US weather: Ice particles appear as ‘light pillars’ in Nebraska sky

‘The beauty of nature’: Stunning light pillars illuminate the night sky over Nebraska due to a strange optical illusion

  • Meteorologist Bill Taylor photographed the phenomenon over North Platte
  • The light columns are seen in calm conditions when ice crystals float in the air
  • Acting like thousands of mirrors, the crystals reflect light such as from lamps
  • To the viewer, it seems as if the light is coming from a line above the real source
  • This is akin to how reflections of objects appear to come from behind a mirror
  • However, the numerous, aligned, tiny mirrors stretch the lamps’ reflection out  

Stunning ‘light pillars’ were spotted illuminating the night sky over Nebraska earlier this week as ice particles floated in the still air forming a strange optical illusion.

Meteorologist Bill Taylor captured a photograph of dozens of bizarre glowing columns while out walking in the city of North Platte on Monday, February 8.

The pillars are formed when light reflects off of thousands of tiny ice crystals at different heights in the atmosphere — creating an elongated, virtual light source.

Light pillars have also been spotted in other locations in the northern US this week — such as in the north of Michigan — and may continue to appear into the weekend.

Stunning ‘ light pillars ‘ were spotted illuminating the night sky over Nebraska earlier this week as ice particles floated in the still air forming a strange optical illusion

Light pillars are formed when light rays — whether from a street lamp, the sun or the moon — are reflected off of horizontally aligned ice crystals suspended in or falling slowly through the air, which together act like a series of tiny mirrors in the sky. While the light is actually coming from ground level (in the case, say, of street lights), or higher in the sky (for light from the sun or moon), it appears to observers to come from various points in the sky above/below the real source, forming the 'light pillar'

Light pillars are formed when light rays — whether from a street lamp, the sun or the moon — are reflected off of horizontally aligned ice crystals suspended in or falling slowly through the air, which together act like a series of tiny mirrors in the sky. While the light is actually coming from ground level (in the case, say, of street lights), or higher in the sky (for light from the sun or moon), it appears to observers to come from various points in the sky above/below the real source, forming the ‘light pillar’

‘It was almost like I was looking at the northern lights because they were bouncing, moving and changing in appearance,’ Mr Taylor, who works for the US National Weather Service, told CNN.

Light pillars are formed when light rays — whether from a street lamp, the sun or the moon — are reflected off of horizontally aligned ice crystals suspended in or falling slowly through the air, which together act like a series of tiny mirrors in the sky.

While the light is actually coming from ground level (in the case, say, of street lights), or higher in the sky (for light from the sun or moon), it appears to observers to come from various points in the sky above/below the real source, forming the ‘light pillar’.

The pillars do not physically exist — they are an optical illusion and a type of halo — and form from the same way that virtual images objects seen reflected in mirrors appear to exist behind the plane of the mirror. 

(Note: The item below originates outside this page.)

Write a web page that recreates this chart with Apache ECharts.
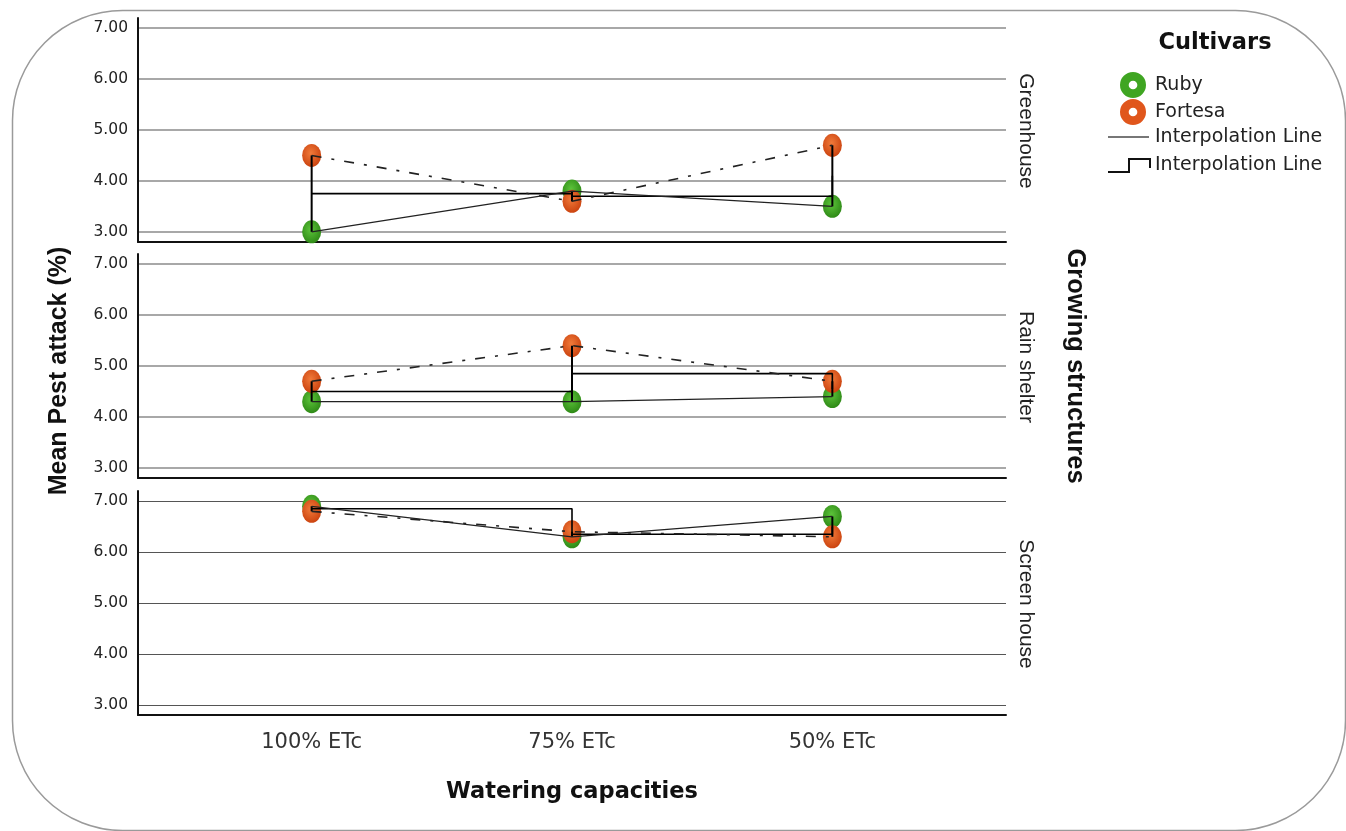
<!DOCTYPE html>
<html><head><meta charset="utf-8">
<script src="https://cdn.jsdelivr.net/npm/echarts@6/dist/echarts.min.js"></script>
<style>html,body{margin:0;padding:0;background:#fff}#c{width:1346px;height:831px}</style>
</head><body><div id="c"></div>
<script>
const categories = ['100% ETc', '75% ETc', '50% ETc'];
const panels = ['Greenhouse', 'Rain shelter', 'Screen house'];
const ruby = [[3.0, 3.8, 3.5], [4.3, 4.3, 4.4], [6.9, 6.3, 6.7]];
const fortesa = [[4.5, 3.6, 4.7], [4.7, 5.4, 4.7], [6.8, 6.4, 6.3]];
const yTicks = [3, 4, 5, 6, 7];

const chart = echarts.init(document.getElementById('c'));
const FONT = 'Liberation Sans';
const WFONT = 'DejaVu Sans';
const gridTops = [18, 254, 491];
const gridH = 224;
const grids = [], xAxes = [], yAxes = [], series = [];

function grad(light, dark) {
  return new echarts.graphic.RadialGradient(0.45, 0.4, 0.6, [
    {offset: 0, color: light}, {offset: 1, color: dark}]);
}
const rubyColor = grad('#5cc43a', '#2f8a17');
const fortColor = grad('#f07a3a', '#cc4410');

panels.forEach((p, i) => {
  grids.push({left: 138, top: gridTops[i], width: 868, height: gridH});
  const bottom = i === panels.length - 1;
  xAxes.push({
    type: 'value', gridIndex: i, min: -0.667, max: 2.667,
    axisLine: {show: true, onZero: false, lineStyle: {color: '#111', width: 2}},
    axisTick: {show: false},
    splitLine: {show: false},
    axisLabel: {show: bottom, customValues: [0, 1, 2], formatter: v => categories[Math.round(v)],
      fontFamily: WFONT, fontSize: 21, color: '#333', margin: 17}
  });
  yAxes.push({
    type: 'value', gridIndex: i, min: 2.8, max: 7.2,
    axisLine: {show: true, onZero: false, lineStyle: {color: '#111', width: 2}},
    axisTick: {show: false, customValues: yTicks},
    axisLabel: {customValues: yTicks, formatter: v => v.toFixed(2), fontFamily: WFONT, fontSize: 15.5, color: '#222', margin: 10},
    splitLine: {show: true, lineStyle: {color: bottom ? '#555' : '#a8a8a8', width: bottom ? 1.2 : 2}}
  });
  const means = ruby[i].map((r, k) => (r + fortesa[i][k]) / 2);
  // drop lines between cultivars
  series.push({
    type: 'custom', xAxisIndex: i, yAxisIndex: i, z: 4,
    data: ruby[i].map((r, k) => [k, r, fortesa[i][k]]),
    renderItem: (params, api) => {
      const a = api.coord([api.value(0), api.value(1)]);
      const b = api.coord([api.value(0), api.value(2)]);
      return {type: 'line', shape: {x1: a[0], y1: a[1], x2: b[0], y2: b[1]}, style: {stroke: '#000', lineWidth: 2}};
    }
  });
  // step interpolation line of means
  series.push({
    type: 'line', step: 'end', xAxisIndex: i, yAxisIndex: i, z: 4, showSymbol: false, silent: true,
    data: means.map((m, k) => [k, m]), lineStyle: {color: '#000', width: 1.6}
  });
  // cultivar lines
  series.push({
    type: 'line', xAxisIndex: i, yAxisIndex: i, z: 4, showSymbol: false, silent: true,
    data: ruby[i].map((v, k) => [k, v]), lineStyle: {color: '#222', width: 1.3}
  });
  series.push({
    type: 'line', xAxisIndex: i, yAxisIndex: i, z: 4, showSymbol: false, silent: true,
    data: fortesa[i].map((v, k) => [k, v]), lineStyle: {color: '#222', width: 1.6, type: [10, 10, 3, 10]}
  });
  // markers
  series.push({
    name: 'Ruby', type: 'scatter', xAxisIndex: i, yAxisIndex: i, z: 3,
    symbol: 'circle', symbolSize: [19, 23],
    data: ruby[i].map((v, k) => [k, v]), itemStyle: {color: rubyColor, opacity: 1}
  });
  series.push({
    name: 'Fortesa', type: 'scatter', xAxisIndex: i, yAxisIndex: i, z: 3,
    symbol: 'circle', symbolSize: [19, 23],
    data: fortesa[i].map((v, k) => [k, v]), itemStyle: {color: fortColor, opacity: 1}
  });
});

const ring = 'path://M12,0 A12,12 0 1,1 11.99,0 Z M12,8 A4,4 0 1,0 12.01,8 Z';

function txt(x, y, text, size, weight, family, rot, align) {
  return {type: 'text', x: x, y: y, rotation: rot || 0,
    style: {text: text, fontSize: size, fontWeight: weight, fontFamily: family, fill: '#111',
      textAlign: align || 'center', textVerticalAlign: 'middle'}};
}

const graphics = [
  {type: 'rect', left: 10, top: 8, shape: {width: 1333, height: 820, r: 110}, style: {fill: 'none', stroke: '#9a9a9a', lineWidth: 1.5}, z: -1},
  txt(59, 371, 'Mean Pest attack (%)', 25, 'bold', FONT, Math.PI / 2),
  txt(1075, 366, 'Growing structures', 25.5, 'bold', FONT, -Math.PI / 2),
  txt(572, 792, 'Watering capacities', 22.5, 'bold', WFONT),
  txt(1215, 43, 'Cultivars', 22.5, 'bold', WFONT),
  {type: 'line', shape: {x1: 1108, y1: 137, x2: 1149, y2: 137}, style: {stroke: '#777', lineWidth: 2}},
  txt(1155, 137, 'Interpolation Line', 19, 'normal', WFONT, 0, 'left'),
  {type: 'polyline', shape: {points: [[1108, 172], [1129, 172], [1129, 159], [1150, 159], [1150, 168]]}, style: {stroke: '#111', lineWidth: 2, fill: 'none'}},
  txt(1155, 165, 'Interpolation Line', 19, 'normal', WFONT, 0, 'left')
];
graphics[6].style.fill = '#222';
graphics[8].style.fill = '#222';
panels.forEach((p, i) => {
  const t = txt(1026, gridTops[i] + gridH / 2 + 1, p, 21, 'normal', FONT, -Math.PI / 2);
  t.style.fill = '#222';
  graphics.push(t);
});

chart.setOption({
  animation: false,
  backgroundColor: '#fff',
  grid: grids, xAxis: xAxes, yAxis: yAxes, series: series,
  legend: {
    data: [{name: 'Ruby', icon: ring, itemStyle: {color: '#3fa522'}}, {name: 'Fortesa', icon: ring, itemStyle: {color: '#e0561c'}}],
    orient: 'vertical', left: 1115, top: 67, itemWidth: 26, itemHeight: 26, itemGap: 1,
    textStyle: {fontFamily: WFONT, fontSize: 19, color: '#222', padding: [0, 0, 0, 4]}, selectedMode: false
  },
  graphic: graphics
});
</script></body></html>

‘The higher the crystals in the atmosphere, the taller the pillar,’ a spokesperson for the National Weather Service in La Crosse, Wisconsin told CNN.

Specific conditions are required for the formation of light pillars — it must be below freezing, and the air must be virtually wind-free. 

Without this, the tiny hexagonal ice crystals would be disturbed, but in very calm conditions, they naturally orient themselves horizontally as they fall through the air.

It is the presence of the horizontal crystals across various altitudes that causes the reflection of the light source to become elongated into a column.

Light pillars are most often seen in colder climates in the autumn and winter, when temperatures are low enough for ice to form in the atmosphere — which is typically when ground-level temperatures fall beneath 10°F (-12°C).

‘The temperature dropped to -20°F [-29°C] the night these photos were taken in North Platte, which was the coldest we’ve experienced since March 2019,’ meteorologist Darren Snively of the National Weather Service told CNN. 

With artic air pushing further over North America this week, it is likely that more people in the US will have the opportunity to see light pillars for themselves.

In particular, meteorologists are predicting highs of less than 0°F in Minnesota, Montana and North Dakota in the remainder of this week.

‘Latest model guidance continues to show that an arctic air mass will dominate the northern and central portions of the country into this weekend,’ a spokesperson for the National Weather Service’s Weather Prediction Center told CNN.

The weather conditions are being driven, they explained, by ‘the influence of a slow-moving polar vortex centred over the Canadian prairies.’